Illustration 94339473 © Animak - Dreamstime

Interview practices have come a long way over the last few years. With it has come some huge benefits like video interviews! It has saved candidates hours in anxious commuting time as one standout benefit. The flip side is that video interviews that are not well set up can create even more anxiety and a poor candidate experience.

A simple way to mitigate this risk is to put some guard-rails around your video (and phone) interviewing practices. This will improve the experience and make sure you’re not missing out on great talent for your organization. Many of the higher cost platforms now include some of these practices, but it doesn’t mean you can’t build your own success practices with a lower cost option. The key is keeping the candidate experience front and center.

Most people now carry a mobile phone with a decent camera. Many will also have access to a laptop or tablet with a camera embedded, so this takes care of the hardware portion of the equation. When approaching video interviews, there are two main methods, and both require the proper set up and expectation setting for the candidate. One way to maximize what you’ll get out of both approaches is to share a checklist to help candidates prepare and know exactly what to expect. It could include the following:

  1. The type of questions you’ll ask
  2. The process they can expect as they move through the questions
  3. The follow up practices they can expect after the interview

With these expectations set, candidates will not be surprised, and this helps most people prepare to focus on the questions, not the medium of the interview. The two methods to consider as you think about video interviewing are:

The two-way live video interview. This method is more approachable and more accepted by most people. It involves the recruiter or hiring manager joining a live video session at the same time as the candidate. The interaction is in real-time making it feel very similar to an in-person interview. Some tips that help set candidates up for success for this specific type of interview include:

  • Make sure you’re in spot with good lighting and minimal background noise
  • Test your audio and video before the interview
  • Coach the candidate to think about their answers, even if it creates a pause. Let them know it will not be awkward at all!
  • Let the candidate know if you have multiple people joining the call (yes, you can do online panel-style interviews!)
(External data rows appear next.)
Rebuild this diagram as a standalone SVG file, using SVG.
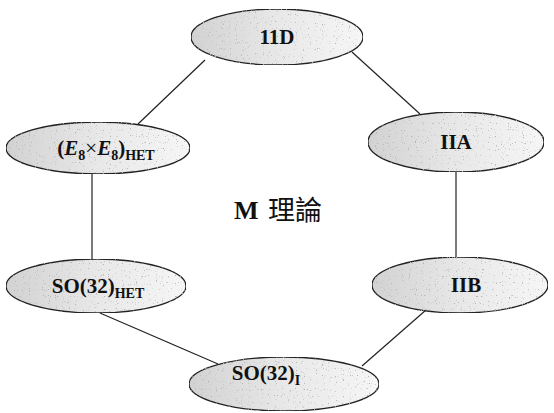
<svg xmlns="http://www.w3.org/2000/svg" width="554" height="413" viewBox="0 0 554 413">
<defs>
<linearGradient id="g" x1="0" y1="0" x2="1" y2="0">
<stop offset="0" stop-color="#d2d2d2"/>
<stop offset="0.5" stop-color="#e8e8e8"/>
<stop offset="1" stop-color="#f6f6f6"/>
</linearGradient>
<filter id="st" x="0" y="0" width="1" height="1">
<feTurbulence type="fractalNoise" baseFrequency="0.85" numOctaves="1" seed="4" result="n"/>
<feColorMatrix in="n" type="matrix" values="0 0 0 0 0.45  0 0 0 0 0.45  0 0 0 0 0.45  0 0 0 -10 3.5" result="d"/>
<feComposite in="d" in2="SourceGraphic" operator="in" result="dd"/>
<feMerge><feMergeNode in="SourceGraphic"/><feMergeNode in="dd"/></feMerge>
</filter>
<style>
.n{fill:url(#g);stroke:#222;stroke-width:1.3;filter:url(#st)}
.c{stroke:#222;stroke-width:1.2;fill:none}
.t{font-family:"Liberation Serif",serif;font-weight:bold;font-size:21px;fill:#111;text-anchor:middle}
.s{font-size:14px}
</style>
</defs>
<rect width="554" height="413" fill="#fff"/>
<g id="connectors">
<line class="c" x1="205" y1="60" x2="138" y2="124"/>
<line class="c" x1="352" y1="52" x2="420" y2="114"/>
<line class="c" x1="92" y1="174" x2="92" y2="260"/>
<line class="c" x1="456" y1="172" x2="456" y2="258"/>
<line class="c" x1="100" y1="313" x2="218" y2="364"/>
<line class="c" x1="426" y1="310" x2="362" y2="366"/>
</g>
<g id="n11D">
<ellipse class="n" cx="277" cy="37" rx="86" ry="28"/>
<text class="t" x="277" y="44">11D</text>
</g>
<g id="nE8">
<ellipse class="n" cx="98" cy="148" rx="92" ry="26"/>
<text class="t" x="106" y="155">(<tspan font-style="italic">E</tspan><tspan class="s" dy="5">8</tspan><tspan dy="-5" font-weight="normal">×</tspan><tspan font-style="italic">E</tspan><tspan class="s" dy="5">8</tspan><tspan dy="-5">)</tspan><tspan class="s" dy="5">HET</tspan></text>
</g>
<g id="nIIA">
<ellipse class="n" cx="456" cy="142" rx="88" ry="30"/>
<text class="t" x="456" y="149">IIA</text>
</g>
<g id="nHET">
<ellipse class="n" cx="96" cy="286" rx="90" ry="27"/>
<text class="t" x="98" y="293">SO(32)<tspan class="s" dy="5">HET</tspan></text>
</g>
<g id="nIIB">
<ellipse class="n" cx="460" cy="285" rx="88" ry="28"/>
<text class="t" x="466" y="292">IIB</text>
</g>
<g id="nI">
<ellipse class="n" cx="284" cy="384" rx="95" ry="27"/>
<text class="t" x="266" y="380">SO(32)<tspan class="s" dy="5">I</tspan></text>
</g>
<g id="title">
<text x="234" y="219" style="font-family:'Liberation Serif',serif;font-weight:bold;font-size:26px;fill:#111">M</text>
<text x="268" y="220" style="font-family:'Noto Sans CJK TC',sans-serif;font-size:27px;fill:#111">理論</text>
</g>
</svg>
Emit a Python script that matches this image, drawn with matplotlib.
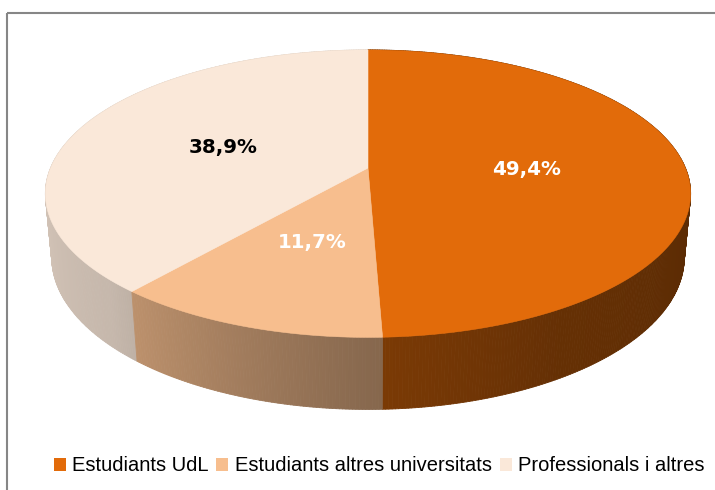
import numpy as np
import matplotlib
matplotlib.use('Agg')
import matplotlib.pyplot as plt
from matplotlib.collections import PolyCollection
from matplotlib.patches import Polygon, Rectangle, Patch
from matplotlib.colors import to_rgb

# data
labels = ['Estudiants UdL', 'Estudiants altres universitats', 'Professionals i altres']
values = [49.4, 11.7, 38.9]
pct_labels = ['49,4%', '11,7%', '38,9%']
colors = ['#E26B0A', '#F7BE8E', '#FAE8D9']
text_colors = ['white', 'white', 'black']

# 3d view of the pie (pixel space)
phi = np.radians(26)
cph, sph = np.cos(phi), np.sin(phi)
dist = 5.04
k = 1600
cx, cy = 368, 168
h = 0.224


def proj(X, Y, Z):
    depth = cph * Y + dist - sph * Z
    sy = sph * Y + cph * Z
    return cx + k * X / depth, cy - k * sy / depth


def shade(theta):
    # side lighting, theta in degrees clockwise from the back
    return np.interp(theta, [0, 90, 150, 180, 225, 270, 360],
                     [0.40, 0.39, 0.45, 0.55, 0.79, 0.86, 0.86])


fig = plt.figure(figsize=(7.15, 4.9), dpi=100)
ax = fig.add_axes([0, 0, 1, 1])
ax.set_xlim(0, 715)
ax.set_ylim(490, 0)
ax.axis('off')

fracs = np.array(values) / np.sum(values)
edges = np.concatenate([[0], np.cumsum(fracs)]) * 360

# side wall
quads, qcols, qdepth = [], [], []
for i in range(len(values)):
    a0, a1 = edges[i], edges[i + 1]
    n = max(int((a1 - a0) * 2), 4)
    t = np.linspace(a0, a1, n + 1)
    base = np.array(to_rgb(colors[i]))
    for j in range(n):
        ta, tb = np.radians(t[j]), np.radians(t[j + 1])
        xa, ya = proj(np.sin(ta), np.cos(ta), 0)
        xb, yb = proj(np.sin(tb), np.cos(tb), 0)
        xc, yc = proj(np.sin(tb), np.cos(tb), -h)
        xd, yd = proj(np.sin(ta), np.cos(ta), -h)
        quads.append([(xa, ya), (xb, yb), (xc, yc), (xd, yd)])
        tm = 0.5 * (t[j] + t[j + 1])
        qcols.append(np.clip(base * shade(tm), 0, 1))
        qdepth.append(np.cos(np.radians(tm)))
order = np.argsort(qdepth)[::-1]
pc = PolyCollection([quads[o] for o in order], facecolors=[qcols[o] for o in order],
                    edgecolors=[qcols[o] for o in order], linewidths=0.6)
ax.add_collection(pc)

# top faces
for i in range(len(values)):
    t = np.radians(np.linspace(edges[i], edges[i + 1], 200))
    xs, ys = proj(np.sin(t), np.cos(t), 0)
    x0, y0 = proj(0, 0, 0)
    pts = np.column_stack([np.r_[x0, xs], np.r_[y0, ys]])
    ax.add_patch(Polygon(pts, closed=True, facecolor=colors[i],
                         edgecolor=colors[i], linewidth=0.4))

# labels
for i in range(len(values)):
    tm = np.radians(0.5 * (edges[i] + edges[i + 1]))
    lx, ly = proj(0.5 * np.sin(tm), 0.5 * np.cos(tm), 0)
    ax.text(lx, ly + 3, pct_labels[i], ha='center', va='center', fontsize=14.3,
            fontweight='bold', color=text_colors[i], family='DejaVu Sans')

# chart frame
ax.add_patch(Rectangle((7, 13), 800, 600, fill=False, edgecolor='#868686', linewidth=1.5))

handles = [Patch(facecolor=c, edgecolor='none') for c in colors]
ax.legend(handles, labels, loc='center', bbox_to_anchor=(0.530, 0.049), ncol=3,
          frameon=False, handlelength=0.6, handleheight=0.6, handletextpad=0.3,
          columnspacing=0.4, prop={'family': 'Liberation Sans', 'size': 14.5})

fig.savefig('out.png', dpi=100)
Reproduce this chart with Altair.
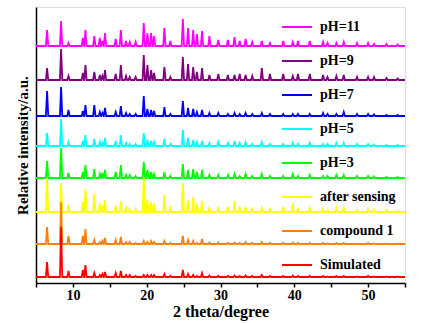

We’ve all been on personal and professional video calls that waste the first few minutes with “I can’t hear you”, “What is that in the background?”, and “Are you wearing pants?” With proper expectation setting, your video interviews can be very productive, and quite smooth. Having someone to interact with live allows the non-verbal communication to take place. Real-time feedback and the opportunity to ask questions have been staples of interviews for a long time and it is a comfortable approach for most candidates, even if they are not used to being on video.

Using this type of video interview is helpful as an initial screen to get a better sense of a candidate, or through first round interviews.

The second more common type of video interviews can produce a very polarizing reaction for candidates.

Pre-recorded video interviews. This type of interview is newer and rapidly growing in popularity. There are many vendors to choose from at various price points and tiered offerings worth exploring. This type of interview is not as popular with candidates because you are not offering an engaging conversation, but rather the candidate sees a question within the portal and then their responses are recorded (and sometimes timed!). The video is then sent back to the recruiter for review and assessment. While the tips offered above to set up for two-way live interviews still apply, there are some additional tips and expectations that should be set with candidates in advance of you sharing this pre-recorded video interview style.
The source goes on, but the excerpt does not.